If choosing between the C5 and a SkyWatcher 127mm Mak, keep in mind that the Mak has been widely reported on CN to actually only have 119mm aperture. In these small sizes millimeters matter.
This is misleading.
The total aperture diameter of the Synta MC127 is 127 mm whereas the total aperture diameter of the Celestron C5 is also 127 mm.
The difference is in the central obstruction. The MC127 has a central obstruction diameter of 39 mm whereas the C5 has a central obstruction diameter of 52 mm.
The clear aperture diameter (t-stop effective aperture diameter) for the MC127 is 121 mm whereas the clear aperture diameter of the C5 is only 116 mm.
So the MC127 has an additional 5 mm of clear aperture diameter as compared to the C5 due to the smaller central obstruction.
The contrast-adjusted aperture diameter for the MC127 is 88 mm whereas the contrast-adjusted aperture diameter of the C5 is only 75 mm.
So the MC127 has an additional 13 mm of contrast-adjusted aperture diameter as compared to the C5.
The relative central obstruction diameter of the MC127 is 31% whereas the relative central obstruction diameter of the C5 is 41%. What this means is that the MC127 will have 1.3 times better contrast than the C5. This is particularly important for planetary, Lunar, and Solar viewing.
The t-stop of the MC127 is about t/13 whereas the t-stop of the C5 is about t/11. The f-stop of the MC127 is about f/12 and the f-stop of the C5 is about f/10.

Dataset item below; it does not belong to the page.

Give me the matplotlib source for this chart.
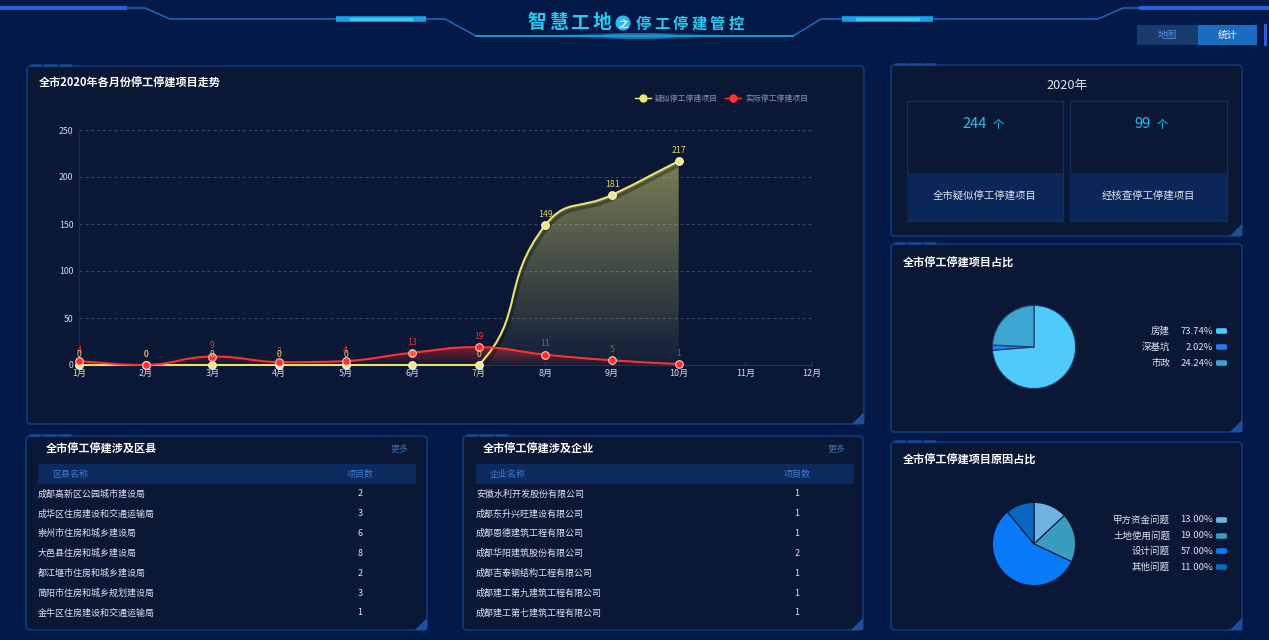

Overall, the MC127 is a much better optical system than the C5. It has a smaller central obstruction, a larger aperture, better contrast, and lets in more light. There is also the fact that the C5 suffers from comatic aberration whereas the MC127 is coma-corrected.
The only advantages of the C5 are its smaller size and weight, the slightly faster t-stop/f-stop, and it is easier to use focal reducers with.
The advantage in t-stop is minimal: exposures are approximately the same between the MC127 and the C5 (only a 1.4X increase in exposure time is needed). Between needing 1.4X longer exposure times versus not having coma correction and a 1.3X loss in contrast, it is better to have the coma-corrected optics with the improved contrast, especially for Terrestrial, Lunar, and Solar viewing. Coma correction is less important for planets or "faint fuzzies".
For Solar System observing, the MC127 is the better choice. However, if you are primarily looking for DSOs, then the C5 can be the better choice, especially when combined with a reducer-corrector.
Edited by Nicole Sharp, 05 October 2023 - 12:44 PM.